Safe Searching with Kiddle
A question I often get from parents is, “How do I help my child navigate technology safely?” One of the ways I help students research appropriately in elementary school is by giving them a trusted search engine. I use Kiddle, a safe, visual search engine for kids. Kiddle is powered by Google Custom Search. Search results are oriented for children, which helps narrow down sources when completing research projects in class. Kiddle also filters explicit content so my students can focus on their research.
Kiddle filters search results by providing the safest sites first. The first search results are pages written just for children and selected by Kiddle editors. After the sites that were created just for children, Kiddle will show content that is easy to understand, and also checked by their editors. The last search results Kiddle provides includes safe sites that are aimed toward adult readers, yet still filtered with Google safe search. While some users view Kiddle as negatively limiting information provided to young people, it is still a great tool to guide classroom research for young children who are learning the basics of the web.
I love that Kiddle is a visual search engine with large images next to each search result. These make it easier for children to select results. It is fantastic for English language learners and others who could benefit from a visual cue. There is also the use of large font, keeping it easier for eyes to track along the lines of text. Just like Google, Kiddle also has search options for images, news, and videos. To make this search engine more accessible for my students, I have it bookmarked on every computer and added it as an icon on the home screen of our iPads.

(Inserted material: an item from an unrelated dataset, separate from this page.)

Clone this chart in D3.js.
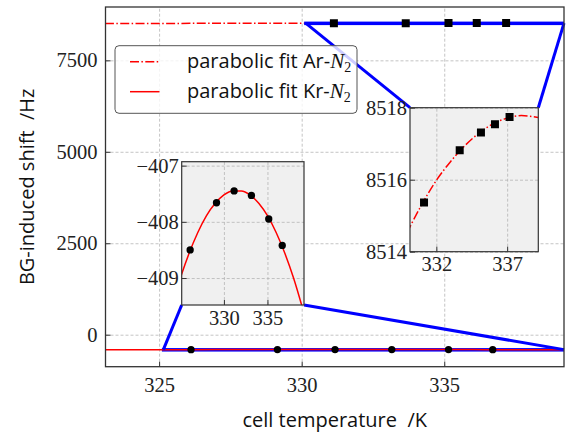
<!DOCTYPE html>
<html>
<head>
<meta charset="utf-8">
<script src="https://cdn.jsdelivr.net/npm/d3@7"></script>
<style>
  body { margin: 0; background: #fff; }
  .tick text { font-family: "Liberation Serif", serif; font-size: 20.5px; fill: #222; }
  .tick line { stroke: #333; }
  .grid line { stroke: #b5b5b5; stroke-width: 0.8; stroke-dasharray: 3,2; }
  .grid .domain { display: none; }
  .label { font-family: "Open Sans", sans-serif; font-size: 20px; fill: #111; }
</style>
</head>
<body>
<svg id="chart" width="573" height="434"></svg>
<script>
// data
var arTemps = [331.13, 333.65, 335.15, 336.14, 337.17];
var arShift = [8515.37, 8516.82, 8517.31, 8517.54, 8517.74];
var krTemps = [326.12, 329.15, 331.17, 333.16, 335.15, 336.70];
var krShift = [-408.50, -407.66, -407.45, -407.53, -407.95, -408.42];

// fitted curves
var arFitT = [323.1, 330.14, 331, 332, 333, 334, 335, 336, 337, 338, 339.2];
var arFitShift = [8506.9, 8514.69, 8515.33, 8515.98, 8516.50, 8516.94, 8517.29, 8517.55, 8517.71, 8517.78, 8517.73];
var krFitT = [323.1, 325.15, 326, 327, 328, 329, 330, 331, 332, 333, 334, 335, 336, 337, 338, 339, 339.2];
var krFitShift = [-410.05, -408.93, -408.56, -408.19, -407.89, -407.67, -407.52, -407.45, -407.45, -407.52, -407.67, -407.89, -408.19, -408.56, -409.00, -409.52, -409.63];

var xTicks = [325, 330, 335];
var yTicks = [0, 2500, 5000, 7500];
var arInsetXTicks = [332, 337];
var arInsetYTicks = [8514, 8516, 8518];
var krInsetXTicks = [330, 335];
var krInsetYTicks = [-409, -408, -407];
var legendLabels = ["Ar", "Kr"];

var svg = d3.select('#chart');
var BLUE = '#0000ff', RED = '#ff0000';

var frame = {left: 105.5, right: 564, top: 7, bottom: 366.7};
var x = d3.scaleLinear().domain([323.12, 339.2]).range([frame.left, frame.right]);
var y = d3.scaleLinear().domain([-875, 8958]).range([frame.bottom, frame.top]);

svg.append('clipPath').attr('id', 'clip-main')
    .append('rect')
    .attr('x', frame.left).attr('y', frame.top)
    .attr('width', frame.right - frame.left).attr('height', frame.bottom - frame.top);

// grid
svg.append('g').attr('class', 'grid')
    .attr('transform', `translate(0,${frame.bottom})`)
    .call(d3.axisBottom(x).tickValues(xTicks).tickSize(-(frame.bottom - frame.top)).tickFormat(''));
svg.append('g').attr('class', 'grid')
    .attr('transform', `translate(${frame.left},0)`)
    .call(d3.axisLeft(y).tickValues(yTicks).tickSize(-(frame.right - frame.left)).tickFormat(''));

var plot = svg.append('g').attr('clip-path', 'url(#clip-main)');

var arLine = d3.line().curve(d3.curveMonotoneX);
var arPts = arFitT.map((t, i) => [t, arFitShift[i]]);
var krPts = krFitT.map((t, i) => [t, krFitShift[i]]);

// Ar fit below the blue box
plot.append('path')
    .attr('d', arLine(arPts.map((d) => [x(d[0]), y(d[1])])))
    .attr('fill', 'none').attr('stroke', RED).attr('stroke-width', 1.5)
    .attr('stroke-dasharray', '9,2.4,1.5,2.4');

// inset boxes (px) and their data windows
var arBox = {left: 410, right: 538.3, top: 107.7, bottom: 251.7, xd: [330.14, 339.2], yd: [8514, 8518]};
var krBox = {left: 181.7, right: 304, top: 161.7, bottom: 305, xd: [325.15, 339.2], yd: [-409.48, -406.93]};

function markInset(b, corners) {
    var x0 = x(b.xd[0]), x1 = x(b.xd[1]), y0 = y(b.yd[1]), y1 = y(b.yd[0]);
    plot.append('rect')
        .attr('x', x0).attr('y', y0).attr('width', x1 - x0).attr('height', Math.max(y1 - y0, 0.5))
        .attr('fill', 'none').attr('stroke', BLUE).attr('stroke-width', 3);
    var ym = (y0 + y1) / 2;
    corners.forEach(function (c) {
        svg.append('line')
            .attr('x1', c[0] === 'l' ? x0 : x1).attr('y1', ym)
            .attr('x2', c[0] === 'l' ? b.left : b.right).attr('y2', c[1] === 't' ? b.top : b.bottom)
            .attr('stroke', BLUE).attr('stroke-width', 3);
    });
}
markInset(arBox, ['lt', 'rt']);
markInset(krBox, ['lb', 'rb']);

// Kr fit on top of the blue box
plot.append('path')
    .attr('d', arLine(krPts.map((d) => [x(d[0]), y(d[1])])))
    .attr('fill', 'none').attr('stroke', RED).attr('stroke-width', 1.5);

plot.selectAll('.ar-main')
    .data(arTemps).enter().append('path')
    .attr('transform', (d, i) => `translate(${x(d)},${y(arShift[i])})`)
    .attr('d', d3.symbol(d3.symbolSquare, 64));
plot.selectAll('.kr-main')
    .data(krTemps).enter().append('path')
    .attr('transform', (d, i) => `translate(${x(d)},${y(krShift[i])})`)
    .attr('d', d3.symbol(d3.symbolCircle, 42));

// axes with inward ticks
var xAxis = svg.append('g').attr('transform', `translate(0,${frame.bottom})`)
    .call(d3.axisBottom(x).tickValues(xTicks).tickSize(-5).tickPadding(11).tickFormat(d3.format('d')));
xAxis.select('.domain').remove();
var yAxis = svg.append('g').attr('transform', `translate(${frame.left},0)`)
    .call(d3.axisLeft(y).tickValues(yTicks).tickSize(-5).tickPadding(8).tickFormat(d3.format('d')));
yAxis.select('.domain').remove();

svg.append('rect')
    .attr('x', frame.left).attr('y', frame.top)
    .attr('width', frame.right - frame.left).attr('height', frame.bottom - frame.top)
    .attr('fill', 'none').attr('stroke', '#333').attr('stroke-width', 1.3);

svg.append('text').attr('class', 'label')
    .attr('x', (frame.left + frame.right) / 2).attr('y', 427)
    .attr('text-anchor', 'middle')
    .attr('xml:space', 'preserve')
    .text('cell temperature  /K');
svg.append('text').attr('class', 'label')
    .attr('transform', `translate(34,${(frame.top + frame.bottom) / 2})rotate(-90)`)
    .attr('text-anchor', 'middle')
    .attr('xml:space', 'preserve')
    .text('BG-induced shift  /Hz');

// legend
var legend = svg.append('g');
legend.append('rect')
    .attr('x', 115).attr('y', 45.7).attr('width', 242).attr('height', 67.6).attr('rx', 4)
    .attr('fill', 'white').attr('fill-opacity', 0.8)
    .attr('stroke', '#555').attr('stroke-width', 1);
legendLabels.forEach(function (gas, i) {
    var ly = 61.7 + i * 30;
    legend.append('line')
        .attr('x1', 130).attr('x2', 159.5).attr('y1', ly).attr('y2', ly)
        .attr('stroke', RED).attr('stroke-width', 1.5)
        .attr('stroke-dasharray', i === 0 ? '9,2.4,1.5,2.4' : null);
    var t = legend.append('text').attr('class', 'label')
        .attr('x', 187).attr('y', ly + 6.5);
    t.append('tspan').text(`parabolic fit ${gas}-`);
    t.append('tspan').attr('font-family', 'Liberation Serif, serif').attr('font-style', 'italic')
        .attr('font-size', 21).text('N');
    t.append('tspan').attr('font-family', 'Liberation Serif, serif')
        .attr('font-size', 14).attr('dy', 4).text('2');
});

// insets
function drawInset(b, id, xt, yt, temps, shifts, pts, dashed, square) {
    var ix = d3.scaleLinear().domain(b.xd).range([b.left, b.right]);
    var iy = d3.scaleLinear().domain(b.yd).range([b.bottom, b.top]);
    var w = b.right - b.left, h = b.bottom - b.top;
    var g = svg.append('g');
    g.append('clipPath').attr('id', id)
        .append('rect').attr('x', b.left).attr('y', b.top).attr('width', w).attr('height', h);
    g.append('rect').attr('x', b.left).attr('y', b.top).attr('width', w).attr('height', h)
        .attr('fill', '#f0f0f0');
    g.append('g').attr('class', 'grid').attr('transform', `translate(0,${b.bottom})`)
        .call(d3.axisBottom(ix).tickValues(xt).tickSize(-h).tickFormat(''));
    g.append('g').attr('class', 'grid').attr('transform', `translate(${b.left},0)`)
        .call(d3.axisLeft(iy).tickValues(yt).tickSize(-w).tickFormat(''));
    var inner = g.append('g').attr('clip-path', `url(#${id})`);
    inner.append('path')
        .attr('d', arLine(pts.map((d) => [ix(d[0]), iy(d[1])])))
        .attr('fill', 'none').attr('stroke', RED).attr('stroke-width', 1.5)
        .attr('stroke-dasharray', dashed ? '9,2.4,1.5,2.4' : null);
    inner.selectAll('.pt')
        .data(temps).enter().append('path')
        .attr('transform', (d, i) => `translate(${ix(d)},${iy(shifts[i])})`)
        .attr('d', d3.symbol(square ? d3.symbolSquare : d3.symbolCircle, square ? 64 : 42));
    var ax = g.append('g').attr('transform', `translate(0,${b.bottom})`)
        .call(d3.axisBottom(ix).tickValues(xt).tickSize(-5).tickPadding(5).tickFormat(d3.format('d')));
    ax.select('.domain').remove();
    var ay = g.append('g').attr('transform', `translate(${b.left},0)`)
        .call(d3.axisLeft(iy).tickValues(yt).tickSize(-5).tickPadding(3).tickFormat(d3.format('d')));
    ay.select('.domain').remove();
    g.append('rect').attr('x', b.left).attr('y', b.top).attr('width', w).attr('height', h)
        .attr('fill', 'none').attr('stroke', '#333').attr('stroke-width', 1.2);
}
drawInset(krBox, 'clip-kr', krInsetXTicks, krInsetYTicks, krTemps, krShift, krPts, false, false);
drawInset(arBox, 'clip-ar', arInsetXTicks, arInsetYTicks, arTemps, arShift, arPts, true, true);
</script>
</body>
</html>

There is even a blocking form where adults can submit keywords to be blocked if one is found in a search. There is also a site blocking form to block inappropriate sites if one should find its way through Kiddle’s filters.
Some search results do come with occasional ads on the sides. Although slightly distractive, the ads are relevant to the topic searched. When I searched “music,” the ad was for “Free 100% Classical Music”.
It’s important to talk to children about Internet safety and appropriate use. I always remind my students that they need to use technology tools responsibly. I talk with them about what to do if something inappropriate happens and how to solve that problem. When students understand boundaries and are familiar with routines, they are well prepared to use technology responsibly.